This document summarizes the observability concepts discussed in this course and explains the three labs used to demonstrate monitoring and troubleshooting in modern DevOps environments using Datadog.
The goal of these labs is to help students understand how engineers monitor infrastructure and applications using:
- metrics
- logs
- traces
- telemetry
Observability is the ability to understand the internal state of a system by analyzing the data it produces.
Modern distributed systems generate large amounts of data that help engineers answer questions such as:
- Is the system healthy?
- Why is the application slow?
- Which service failed?
- Where is latency introduced?
Observability tools analyze system telemetry and provide insights into system behavior.
Telemetry refers to the data generated by systems and sent to monitoring platforms.
Telemetry allows engineers to observe system behavior without manually logging into servers.
Telemetry typically includes:
- Metrics
- Logs
- Traces
- Events
Telemetry Flow:
Metrics are numerical measurements of system performance.
Examples:
- CPU usage
- Memory usage
- Disk utilization
- Network traffic
- Request rate
- Error rate
- API latency
Metrics help engineers track system health and performance over time.
Example:
CPU utilization = 75% API latency = 120ms
Logs are text records generated by applications or systems.
They contain detailed information about system events.
Examples:
User login successful Database connection established Error: payment processing failed
Logs help engineers debug and investigate issues.
Traces show how a request travels through different services in a distributed system.
Example trace:
User Request ↓ Frontend Service ↓ API Service ↓ Database
Each step is called a span.
Traces help engineers identify:
- slow services
- failing dependencies
- bottlenecks in distributed systems
APM tools monitor application performance and provide visibility into:
- request latency
- service dependencies
- database queries
- error rates
- request throughput
Using APM, engineers can answer questions such as:
- Which service is slow?
- Which API endpoint has the highest latency?
- Which dependency is failing?
These labs use Datadog as the observability platform.
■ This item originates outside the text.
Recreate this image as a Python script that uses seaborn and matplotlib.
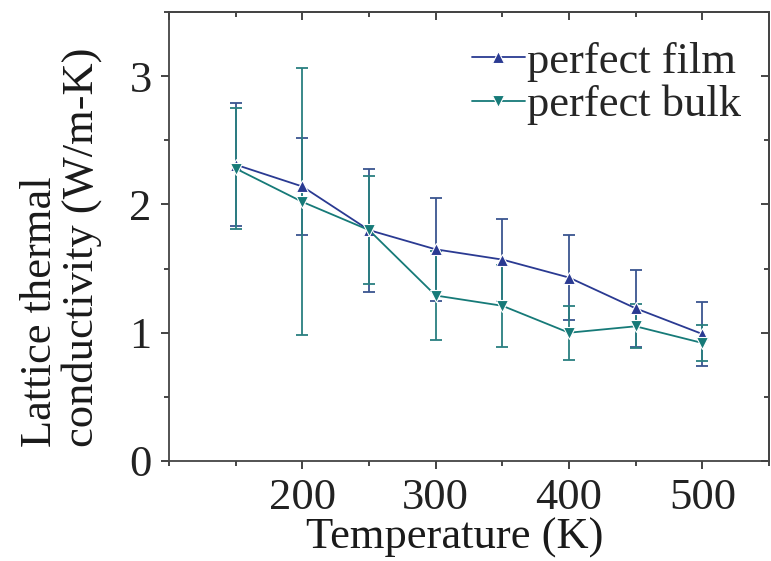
import matplotlib
matplotlib.use("Agg")
import matplotlib.pyplot as plt
from matplotlib.ticker import MultipleLocator
import seaborn as sns
import pandas as pd
import numpy as np

temperature = [150, 200, 250, 300, 350, 400, 450, 500]
film_k = [2.31, 2.14, 1.80, 1.65, 1.57, 1.43, 1.19, 0.99]
film_err = [0.48, 0.38, 0.48, 0.40, 0.32, 0.33, 0.30, 0.25]
bulk_k = [2.28, 2.02, 1.80, 1.29, 1.21, 1.00, 1.05, 0.92]
bulk_err = [0.47, 1.04, 0.42, 0.35, 0.32, 0.21, 0.17, 0.14]
series_names = ["perfect film", "perfect bulk"]

film_color = "#2a3a92"
bulk_color = "#167a78"

df = pd.DataFrame({
    "T": temperature * 2,
    "k": film_k + bulk_k,
    "series": [series_names[0]] * len(temperature) + [series_names[1]] * len(temperature),
})

sns.set_style("ticks")
plt.rcParams["font.family"] = ["Liberation Serif", "DejaVu Serif"]

fig = plt.figure(figsize=(7.71, 5.61), dpi=100)
ax = fig.add_axes([169 / 771, 100 / 561, 600 / 771, 449 / 561])

ax.errorbar(temperature, film_k, yerr=film_err, fmt="none", ecolor="#3a5590",
            elinewidth=1.3, capsize=4, capthick=1.3, zorder=2)
ax.errorbar(temperature, bulk_k, yerr=bulk_err, fmt="none", ecolor="#2a7f80",
            elinewidth=1.3, capsize=4, capthick=1.3, zorder=2)

sns.lineplot(data=df, x="T", y="k", hue="series", style="series",
             markers={"perfect film": "^", "perfect bulk": "v"}, dashes=False,
             palette={"perfect film": film_color, "perfect bulk": bulk_color},
             markersize=9, markeredgewidth=0.8, linewidth=1.3, ax=ax, zorder=3,
             legend=True)

ax.set_xlim(100, 550)
ax.set_ylim(0, 3.5)
ax.xaxis.set_major_locator(MultipleLocator(100))
ax.xaxis.set_minor_locator(MultipleLocator(50))
ax.yaxis.set_major_locator(MultipleLocator(1))
ax.yaxis.set_minor_locator(MultipleLocator(0.5))
ax.set_xticks([200, 300, 400, 500])

ax.tick_params(axis="both", which="major", direction="out", length=6, width=1.2,
               labelsize=32, colors="#222222")
ax.tick_params(axis="both", which="minor", direction="out", length=3.5, width=1.2)
ax.tick_params(axis="y", which="major", pad=6.5)
ax.tick_params(axis="x", which="major", pad=6)

for sp in ax.spines.values():
    sp.set_linewidth(1.3)
    sp.set_color("#444444")
    sp.set_visible(True)

secx = ax.secondary_xaxis("top")
secx.xaxis.set_major_locator(MultipleLocator(100))
secx.xaxis.set_minor_locator(MultipleLocator(50))
secx.tick_params(which="major", direction="in", length=6, width=1.2, labeltop=False)
secx.tick_params(which="minor", direction="in", length=3.5, width=1.2)
secx.spines["top"].set_linewidth(1.3)
secx.spines["top"].set_color("#444444")

secy = ax.secondary_yaxis("right")
secy.yaxis.set_major_locator(MultipleLocator(1))
secy.yaxis.set_minor_locator(MultipleLocator(0.5))
secy.tick_params(which="major", direction="in", length=6, width=1.2, labelright=False)
secy.tick_params(which="minor", direction="in", length=3.5, width=1.2)
secy.spines["right"].set_linewidth(1.3)
secy.spines["right"].set_color("#444444")

ax.set_xlabel("Temperature (K)", fontsize=32, labelpad=0, color="#1a1a1a")
ax.xaxis.set_label_coords(0.477, -0.125, transform=ax.transAxes)
ax.xaxis.label.set_va("top")
ax.set_ylabel("Lattice thermal\nconductivity (W/m-K)", fontsize=32,
              linespacing=1.05, color="#1a1a1a")
ax.yaxis.label.set_multialignment("left")
ax.yaxis.label.set_va("center")
ax.yaxis.label.set_ha("center")
ax.yaxis.set_label_coords(-0.18, 0.475, transform=ax.transAxes)

leg = ax.legend(loc="upper right", bbox_to_anchor=(0.998, 0.993), frameon=False,
                fontsize=32, handlelength=1.2, handletextpad=0.05,
                labelspacing=0.06, borderaxespad=0.2)
for h in leg.legend_handles:
    h.set_markersize(8)

fig.savefig("out.png", dpi=100)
Components used in the labs:
Datadog Agent – collects telemetry data
Application Services – generate telemetry
Load Generator – simulates users
Datadog Platform – visualizes metrics, logs, and traces
Telemetry pipeline:
Application Containers ↓ Datadog Agent ↓ Datadog Cloud ↓ Dashboards / APM / Logs
Three labs are used to progressively demonstrate observability concepts.
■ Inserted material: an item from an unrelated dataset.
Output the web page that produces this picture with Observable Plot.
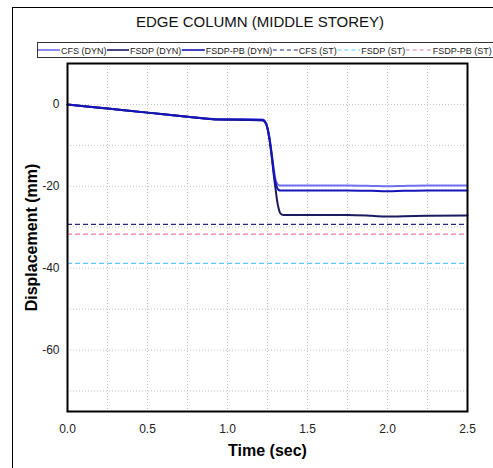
<!DOCTYPE html>
<html>
<head>
<meta charset="utf-8">
<script src="https://cdn.jsdelivr.net/npm/d3@7"></script>
<script src="https://cdn.jsdelivr.net/npm/@observablehq/plot@0.6"></script>
<style>
  body { margin: 0; background: #fff; font-family: "Liberation Sans", Arial, sans-serif; }
  #wrap { position: relative; width: 493px; height: 468px; overflow: hidden; }
  #border { position: absolute; left: 12px; top: 7px; width: 600px; height: 600px; border-left: 1px solid #000; border-top: 1px solid #000; }
  #title { position: absolute; left: 10px; top: 13px; width: 500px; text-align: center; font-size: 15px; color: #111; }
  #chart { position: absolute; left: 0; top: 0; }
  #legend { position: absolute; left: 37px; top: 42px; }
  g[aria-label="x-axis label"] text, g[aria-label="y-axis label"] text { font-weight: bold; font-size: 16px; fill: #000; }
</style>
</head>
<body>
<div id="wrap">
  <div id="border"></div>
  <div id="chart"></div>
  <div id="title"></div>
  <div id="legend"></div>
</div>
<script>
// ---- data ----
const titleText = "EDGE COLUMN (MIDDLE STOREY)";
const time    = [0, 0.25, 0.5, 0.75, 0.95, 1.1, 1.22, 1.24, 1.26, 1.28, 1.29, 1.30, 1.31, 1.32, 1.33, 1.35, 1.5, 1.75, 1.9, 2.0, 2.1, 2.25, 2.5];
const cfsDyn  = [0, -1.0, -2.0, -3.0, -3.6, -3.6, -3.7, -4.5, -7.5, -13, -16, -18.3, -19.3, -19.7, -19.8, -19.8, -19.8, -19.8, -19.9, -20.0, -19.9, -19.8, -19.8];
const fsdpDyn = [0, -1.0, -2.0, -3.0, -3.7, -3.8, -3.9, -4.7, -8.0, -14, -17.5, -20.5, -23.5, -25.5, -26.6, -27.0, -27.0, -27.0, -27.2, -27.4, -27.3, -27.2, -27.1];
const pbDyn   = [0, -1.0, -2.0, -3.0, -3.7, -3.7, -3.8, -4.6, -7.8, -13.5, -16.8, -19.0, -20.4, -20.9, -21.0, -21.0, -21.0, -21.0, -21.1, -21.2, -21.1, -21.0, -21.0];
const staticNames  = ["CFS (ST)", "FSDP (ST)", "FSDP-PB (ST)"];
const staticValues = [-29.3, -38.8, -31.7];
const dynNames = ["CFS (DYN)", "FSDP (DYN)", "FSDP-PB (DYN)"];
const dynColors = ["#6f6ff2", "#1b1b62", "#1414b8"];
const stColors  = ["#25257e", "#5ccaff", "#e27aa8"];
const xTicks = [0, 0.5, 1.0, 1.5, 2.0, 2.5];
const yTicks = [0, -20, -40, -60];
const xGrid = [0.25, 0.5, 0.75, 1.0, 1.25, 1.5, 1.75, 2.0, 2.25];
const yGrid = [0, -10, -20, -30, -40, -50, -60, -70];

// ---- build tables ----
const dynSeries = [cfsDyn, fsdpDyn, pbDyn];
const dynRows = dynSeries.flatMap((s, k) => s.map((v, i) => ({t: time[i], v, name: dynNames[k]})));
const stRows = staticNames.map((n, k) => ({name: n, v: staticValues[k]}));

document.getElementById("title").textContent = titleText;

const chart = Plot.plot({
  width: 493, height: 468,
  marginLeft: 67, marginRight: 26, marginTop: 63, marginBottom: 57,
  style: {fontFamily: "Liberation Sans, Arial, sans-serif", fontSize: "12px", color: "#222", background: "transparent"},
  x: {domain: [0, 2.5]},
  y: {domain: [-75, 10]},
  color: {domain: [...dynNames, ...staticNames], range: [...dynColors, ...stColors]},
  marks: [
    Plot.ruleX(xGrid, {stroke: "#c4c4c4", strokeDasharray: "1,2"}),
    Plot.ruleY(yGrid, {stroke: "#c4c4c4", strokeDasharray: "1,2"}),
    Plot.ruleY(stRows, {y: "v", stroke: "name", strokeWidth: 1.2, strokeDasharray: "5,3"}),
    Plot.line(dynRows, {x: "t", y: "v", z: "name", stroke: "name", strokeWidth: 2, curve: "monotone-x"}),
    Plot.axisX({ticks: xTicks, tickFormat: d3.format(".1f"), tickSize: 0, tickPadding: 13, label: "Time (sec)", labelAnchor: "center", labelArrow: "none", labelOffset: 44}),
    Plot.axisY({ticks: yTicks, tickFormat: d => String(d), tickSize: 0, tickPadding: 8, label: "Displacement (mm)", labelAnchor: "center", labelArrow: "none", labelOffset: 42}),
    Plot.frame({stroke: "#000", strokeWidth: 2})
  ]
});
document.getElementById("chart").appendChild(chart);

// ---- legend ----
const legendItems = [
  ...dynNames.map((n, i) => ({name: n, color: dynColors[i], dash: null, w: 1.6})),
  ...staticNames.map((n, i) => ({name: n, color: stColors[i], dash: "4,3", w: 1.2}))
];
const sampleLen = [22, 22, 23, 25, 23, 26];
const lsvg = d3.select("#legend").append("svg").attr("width", 470).attr("height", 17)
  .style("font-family", "Liberation Sans, Arial, sans-serif").style("font-size", "9px");
lsvg.append("rect").attr("x", 0.5).attr("y", 0.5).attr("width", 500).attr("height", 15)
  .attr("fill", "#fff").attr("stroke", "#333");
let xpos = 1;
legendItems.forEach((it, i) => {
  const sw = sampleLen[i];
  lsvg.append("line").attr("x1", xpos).attr("x2", xpos + sw).attr("y1", 8).attr("y2", 8)
    .attr("stroke", it.color).attr("stroke-width", it.w).attr("stroke-dasharray", it.dash);
  xpos += sw + 1;
  const t = lsvg.append("text").attr("x", xpos).attr("y", 11.5).attr("fill", "#222").text(it.name);
  xpos += t.node().getComputedTextLength() + 0.5;
});
</script>
</body>
</html>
Lab 1 – Single API – Basic monitoring
Lab 2 – Frontend + API + Redis – Service dependencies
Lab 3 – Microservices chain – Distributed tracing
Architecture:
Load Generator ↓ API Service ↓ Datadog Agent
Containers:
datadog-agent
lab1-api
lab1-loadgen
What Lab 1 Demonstrates:
Infrastructure Monitoring
CPU usage, memory usage, disk activity, network traffic
Container Monitoring
container CPU, memory and network metrics
Application Performance Monitoring
API endpoints:
/
/slow
/error
/db
Logs
home endpoint called
slow endpoint called
intentional error
Architecture:
Load Generator ↓ Frontend ↓ API ↓ Redis ↓ Datadog Agent
Containers:
datadog-agent
lab2-frontend
lab2-api
lab2-redis
lab2-loadgen
What Lab 2 Demonstrates:
Service communication:
frontend → api → redis
Distributed tracing:
Frontend request ↓ API processing ↓ Redis query
Service Map automatically generated by Datadog.
Architecture:
Load Generator ↓ Frontend ↓ Orders Service ↓ Payments Service ↓ Redis Database ↓ Datadog Agent
Containers:
datadog-agent
lab3-frontend
lab3-orders
lab3-payments
lab3-redis
lab3-loadgen
Distributed tracing example:
GET /checkout
frontend (20ms) ↓ orders (40ms) ↓ payments (35ms) ↓ redis (10ms)
Failure experiment:
docker stop lab3-payments
Result:
frontend ↓ orders ↓ payments (failed)
Alert triggered ↓ Check dashboards ↓ Inspect traces ↓ Analyze logs ↓ Identify root cause
After completing these labs, students should understand:
- telemetry data collection
- infrastructure monitoring
- container monitoring
- application performance monitoring
- distributed tracing
- log aggregation
- service dependency analysis
- incident investigation
These are core skills used by DevOps engineers and Site Reliability Engineers (SRE).